[Start AVAILABLE DATA]

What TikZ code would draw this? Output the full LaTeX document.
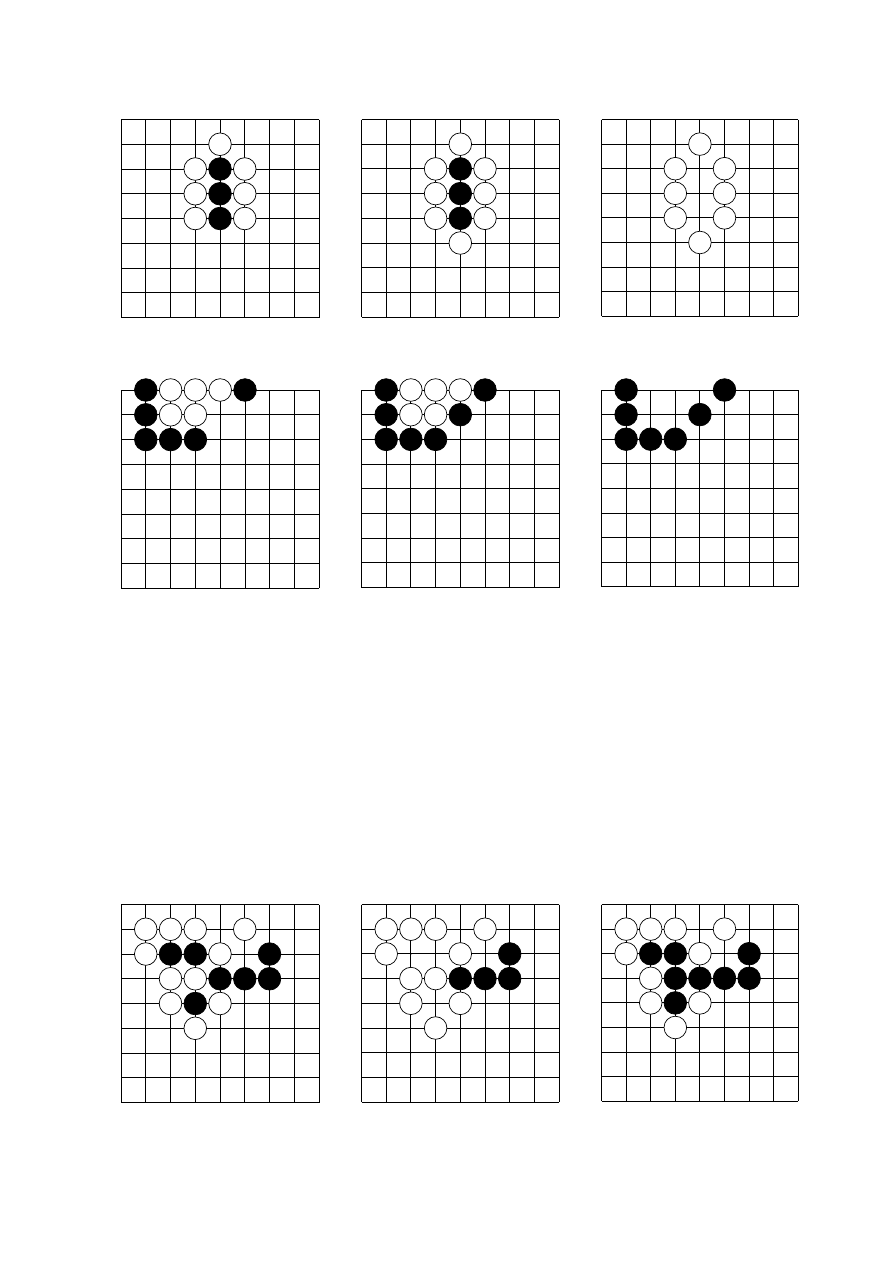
\documentclass[tikz,border=0pt]{standalone}
\usepackage{tikz}
\tikzset{
  gridline/.style={line width=0.9pt, black},
  stone/.style={circle, draw=black, line width=0.7pt, inner sep=0pt, minimum size=22.6pt},
  blackstone/.style={stone, fill=black},
  whitestone/.style={stone, fill=white},
}
% empty 8x8 board with its four star points
\newcommand{\goboard}{%
  \foreach \k in {0,...,8} {
    \draw[gridline] (\k,0) -- (\k,8);
    \draw[gridline] (0,\k) -- (8,\k);
  }
  \foreach \sx/\sy in {2/2,6/2,2/6,6/6}
    \fill (\sx,\sy) circle[radius=0.7pt];
}
% stones: board prefix, colour, list of x/y points
\newcommand{\stones}[3]{%
  \foreach \x/\y in {#3}
    \node[#2stone] (#1#2\x\y) at (\x,\y) {};
}

\begin{document}
\begin{tikzpicture}
    \useasboundingbox[fill=white] (0pt,0pt) rectangle (893pt,-1263pt);

    % Board A
    \begin{scope}[shift={(121pt,-119.5pt)}, x=24.75pt, y=-24.75pt]
        \goboard
        \stones{a}{white}{4/1,3/2,5/2,3/3,5/3,3/4,5/4}
        \stones{a}{black}{4/2,4/3,4/4}
    \end{scope}

    % Board B
    \begin{scope}[shift={(361.5pt,-119.5pt)}, x=24.7pt, y=-24.7pt]
        \goboard
        \stones{b}{white}{4/1,3/2,5/2,3/3,5/3,3/4,5/4,4/5}
        \stones{b}{black}{4/2,4/3,4/4}
    \end{scope}

    % Board C
    \begin{scope}[shift={(601.5pt,-119.5pt)}, x=24.6pt, y=-24.6pt]
        \goboard
        \stones{c}{white}{4/1,3/2,5/2,3/3,5/3,3/4,5/4,4/5}
    \end{scope}

    % Board D
    \begin{scope}[shift={(121pt,-390pt)}, x=24.8pt, y=-24.8pt]
        \goboard
        \stones{d}{white}{2/0,3/0,4/0,2/1,3/1}
        \stones{d}{black}{1/0,5/0,1/1,1/2,2/2,3/2}
    \end{scope}

    % Board E
    \begin{scope}[shift={(361.5pt,-390pt)}, x=24.7pt, y=-24.7pt]
        \goboard
        \stones{e}{white}{2/0,3/0,4/0,2/1,3/1}
        \stones{e}{black}{1/0,5/0,1/1,4/1,1/2,2/2,3/2}
    \end{scope}

    % Board F
    \begin{scope}[shift={(601.5pt,-390pt)}, x=24.6pt, y=-24.6pt]
        \goboard
        \stones{f}{black}{1/0,5/0,1/1,4/1,1/2,2/2,3/2}
    \end{scope}

    % Board G
    \begin{scope}[shift={(121pt,-904.5pt)}, x=24.75pt, y=-24.75pt]
        \goboard
        \stones{g}{white}{1/1,2/1,3/1,5/1,1/2,4/2,2/3,3/3,2/4,4/4,3/5}
        \stones{g}{black}{2/2,3/2,6/2,4/3,5/3,6/3,3/4}
    \end{scope}

    % Board H
    \begin{scope}[shift={(361.5pt,-904.5pt)}, x=24.7pt, y=-24.7pt]
        \goboard
        \stones{h}{white}{1/1,2/1,3/1,5/1,1/2,4/2,2/3,3/3,2/4,4/4,3/5}
        \stones{h}{black}{6/2,4/3,5/3,6/3}
    \end{scope}

    % Board I
    \begin{scope}[shift={(601.5pt,-904.5pt)}, x=24.6pt, y=-24.6pt]
        \goboard
        \stones{i}{white}{1/1,2/1,3/1,5/1,1/2,4/2,2/3,2/4,4/4,3/5}
        \stones{i}{black}{2/2,3/2,6/2,3/3,4/3,5/3,6/3,3/4}
    \end{scope}
\end{tikzpicture}
\end{document}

[End AVAILABLE DATA]

TASK OBJECTIVE: Repeat all of the data above word for word, minus the pictures.

TASK ANSWER:
What TikZ code would draw this? Output the full LaTeX document.
\documentclass[tikz,border=0pt]{standalone}
\usepackage{tikz}
\tikzset{
  gridline/.style={line width=0.9pt, black},
  stone/.style={circle, draw=black, line width=0.7pt, inner sep=0pt, minimum size=22.6pt},
  blackstone/.style={stone, fill=black},
  whitestone/.style={stone, fill=white},
}
% empty 8x8 board with its four star points
\newcommand{\goboard}{%
  \foreach \k in {0,...,8} {
    \draw[gridline] (\k,0) -- (\k,8);
    \draw[gridline] (0,\k) -- (8,\k);
  }
  \foreach \sx/\sy in {2/2,6/2,2/6,6/6}
    \fill (\sx,\sy) circle[radius=0.7pt];
}
% stones: board prefix, colour, list of x/y points
\newcommand{\stones}[3]{%
  \foreach \x/\y in {#3}
    \node[#2stone] (#1#2\x\y) at (\x,\y) {};
}

\begin{document}
\begin{tikzpicture}
    \useasboundingbox[fill=white] (0pt,0pt) rectangle (893pt,-1263pt);

    % Board A
    \begin{scope}[shift={(121pt,-119.5pt)}, x=24.75pt, y=-24.75pt]
        \goboard
        \stones{a}{white}{4/1,3/2,5/2,3/3,5/3,3/4,5/4}
        \stones{a}{black}{4/2,4/3,4/4}
    \end{scope}

    % Board B
    \begin{scope}[shift={(361.5pt,-119.5pt)}, x=24.7pt, y=-24.7pt]
        \goboard
        \stones{b}{white}{4/1,3/2,5/2,3/3,5/3,3/4,5/4,4/5}
        \stones{b}{black}{4/2,4/3,4/4}
    \end{scope}

    % Board C
    \begin{scope}[shift={(601.5pt,-119.5pt)}, x=24.6pt, y=-24.6pt]
        \goboard
        \stones{c}{white}{4/1,3/2,5/2,3/3,5/3,3/4,5/4,4/5}
    \end{scope}

    % Board D
    \begin{scope}[shift={(121pt,-390pt)}, x=24.8pt, y=-24.8pt]
        \goboard
        \stones{d}{white}{2/0,3/0,4/0,2/1,3/1}
        \stones{d}{black}{1/0,5/0,1/1,1/2,2/2,3/2}
    \end{scope}

    % Board E
    \begin{scope}[shift={(361.5pt,-390pt)}, x=24.7pt, y=-24.7pt]
        \goboard
        \stones{e}{white}{2/0,3/0,4/0,2/1,3/1}
        \stones{e}{black}{1/0,5/0,1/1,4/1,1/2,2/2,3/2}
    \end{scope}

    % Board F
    \begin{scope}[shift={(601.5pt,-390pt)}, x=24.6pt, y=-24.6pt]
        \goboard
        \stones{f}{black}{1/0,5/0,1/1,4/1,1/2,2/2,3/2}
    \end{scope}

    % Board G
    \begin{scope}[shift={(121pt,-904.5pt)}, x=24.75pt, y=-24.75pt]
        \goboard
        \stones{g}{white}{1/1,2/1,3/1,5/1,1/2,4/2,2/3,3/3,2/4,4/4,3/5}
        \stones{g}{black}{2/2,3/2,6/2,4/3,5/3,6/3,3/4}
    \end{scope}

    % Board H
    \begin{scope}[shift={(361.5pt,-904.5pt)}, x=24.7pt, y=-24.7pt]
        \goboard
        \stones{h}{white}{1/1,2/1,3/1,5/1,1/2,4/2,2/3,3/3,2/4,4/4,3/5}
        \stones{h}{black}{6/2,4/3,5/3,6/3}
    \end{scope}

    % Board I
    \begin{scope}[shift={(601.5pt,-904.5pt)}, x=24.6pt, y=-24.6pt]
        \goboard
        \stones{i}{white}{1/1,2/1,3/1,5/1,1/2,4/2,2/3,2/4,4/4,3/5}
        \stones{i}{black}{2/2,3/2,6/2,3/3,4/3,5/3,6/3,3/4}
    \end{scope}
\end{tikzpicture}
\end{document}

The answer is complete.